Leavitt’s best drive of the day came late in the third quarter. Starting at their own 8, the Hornets got a 13-yard run by Ouellette (10 carries, 68 yards), a 15-yard facemask from the Falcons and a 12-yard run by Hersom to march to the Falcon 30. Ryan Glover sacked Hersom for an eight-yard loss on the final play of the period, and the Hornets were only able to recover four of those yards before turning the ball over on downs.
If having that drive curtailed didn’t break the Hornets’ backs, the next play did.

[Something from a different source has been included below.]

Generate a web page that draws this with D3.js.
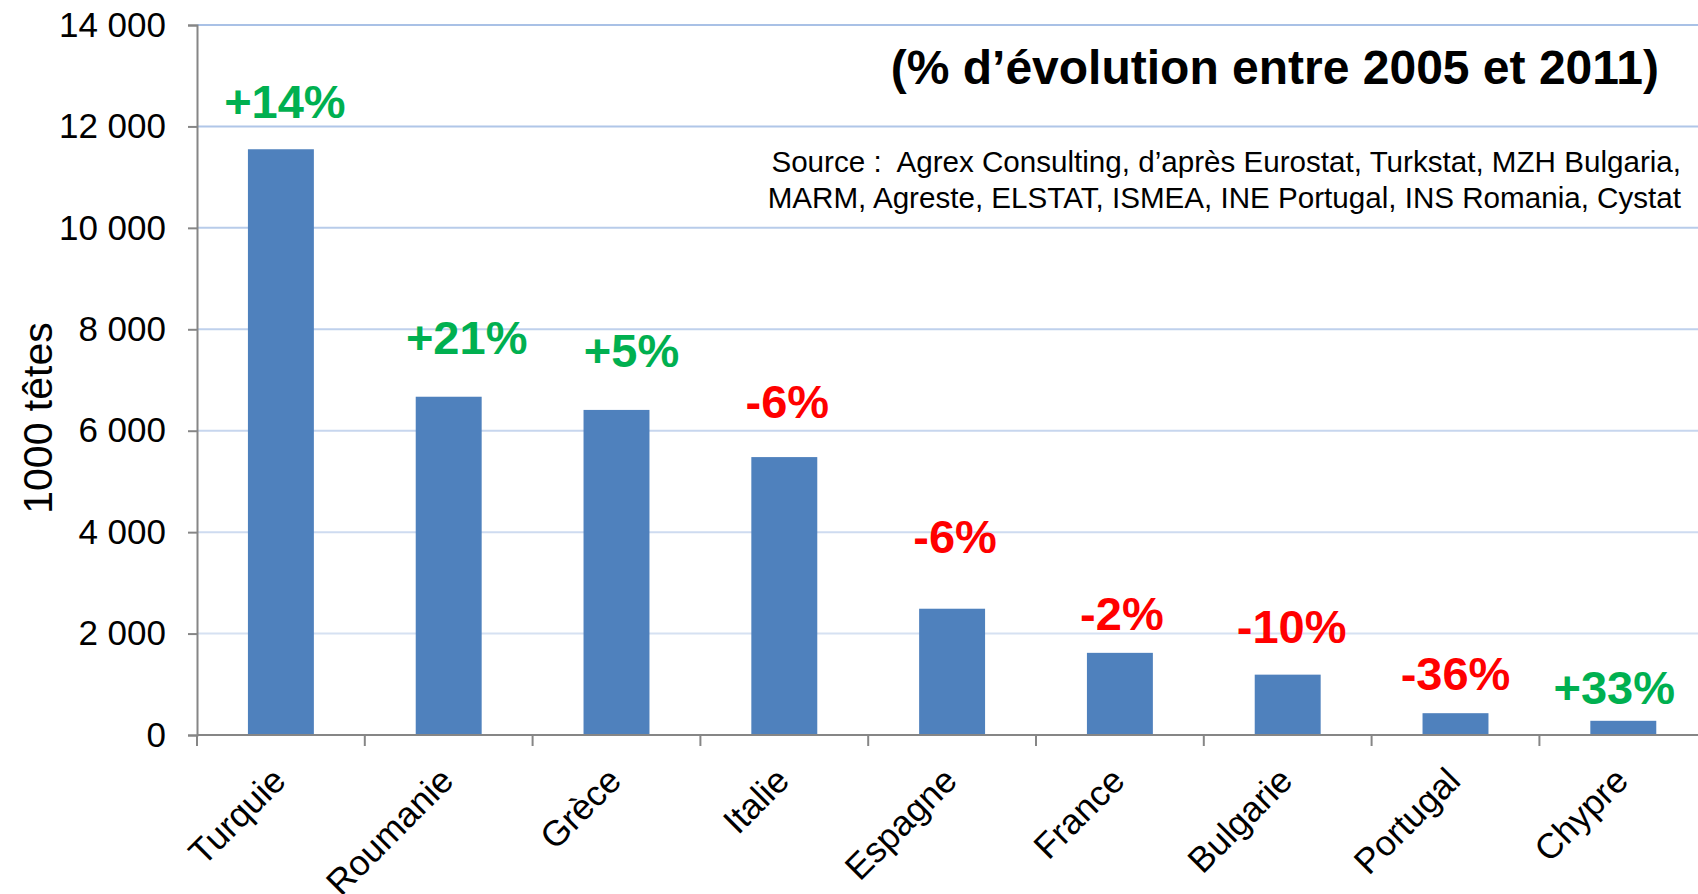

Taylor Bradley took the direct snap on 1st and 10 and busted it around the right side 66 yards for the final touchdown with 10:44 remaining.
Bradley, who toughed out a chronic shoulder injury to finish with a game-high 116 yards on 16 carries, dedicated the run and the game to Danny Garneau, a classmate and football player who lost his battle with leukemia last April.
“That (run) came from my friend Danny,” Bradley said. “This game is for him. We’ve been playing all season for him and I knew he was watching me on that play.”
“The kids swear they can feel Danny’s presence,” Aylward said, “but I don’t think they realize how good a football team they’ve become. They don’t need anyone’s presence. It’s nice to have friends in high places, but we played our fannies off today.”